• **Exercise task**:
In the listing below, count each line containing "this" and answer with the count only.

• **Data extract**:
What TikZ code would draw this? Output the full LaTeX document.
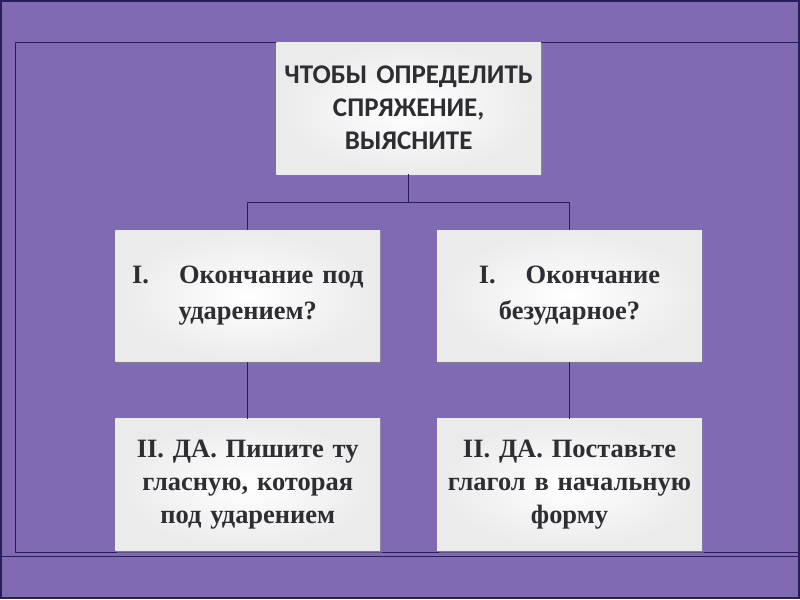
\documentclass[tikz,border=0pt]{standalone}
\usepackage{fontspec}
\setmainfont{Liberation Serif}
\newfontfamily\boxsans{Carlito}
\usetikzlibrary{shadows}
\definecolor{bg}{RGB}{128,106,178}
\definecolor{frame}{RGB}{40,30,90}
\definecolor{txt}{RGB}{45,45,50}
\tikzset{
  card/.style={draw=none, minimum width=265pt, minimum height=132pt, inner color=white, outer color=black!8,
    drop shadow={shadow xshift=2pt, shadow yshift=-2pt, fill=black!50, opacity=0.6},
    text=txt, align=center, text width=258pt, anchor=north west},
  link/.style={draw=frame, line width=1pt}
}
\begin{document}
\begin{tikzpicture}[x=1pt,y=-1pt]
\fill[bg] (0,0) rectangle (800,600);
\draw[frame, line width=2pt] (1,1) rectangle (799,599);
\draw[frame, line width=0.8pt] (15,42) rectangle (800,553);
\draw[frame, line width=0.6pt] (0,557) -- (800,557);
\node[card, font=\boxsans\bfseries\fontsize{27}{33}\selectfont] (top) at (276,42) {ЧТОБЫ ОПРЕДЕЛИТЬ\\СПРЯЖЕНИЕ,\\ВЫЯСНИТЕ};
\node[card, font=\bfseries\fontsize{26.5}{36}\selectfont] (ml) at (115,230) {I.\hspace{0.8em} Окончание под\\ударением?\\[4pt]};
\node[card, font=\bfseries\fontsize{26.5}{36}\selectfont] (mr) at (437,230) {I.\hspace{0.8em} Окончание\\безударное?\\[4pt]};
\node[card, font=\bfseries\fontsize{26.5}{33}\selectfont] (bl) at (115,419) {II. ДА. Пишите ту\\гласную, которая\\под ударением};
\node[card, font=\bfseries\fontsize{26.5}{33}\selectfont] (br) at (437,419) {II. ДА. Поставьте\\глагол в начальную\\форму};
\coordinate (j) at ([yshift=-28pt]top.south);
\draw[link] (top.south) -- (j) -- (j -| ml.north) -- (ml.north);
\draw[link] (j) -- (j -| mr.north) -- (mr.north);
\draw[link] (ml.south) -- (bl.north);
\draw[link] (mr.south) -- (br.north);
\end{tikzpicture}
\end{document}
...
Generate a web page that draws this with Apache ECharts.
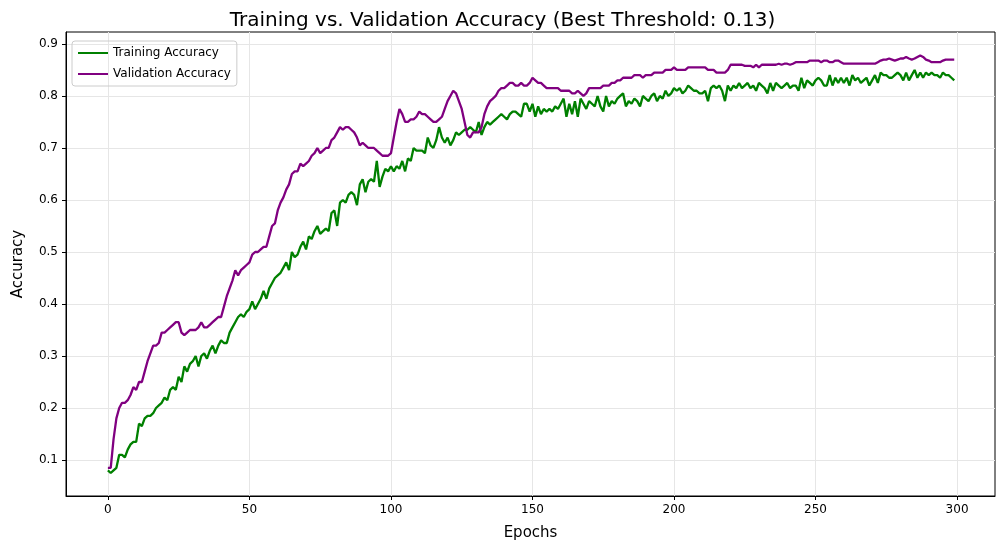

• **Finished answer**:
2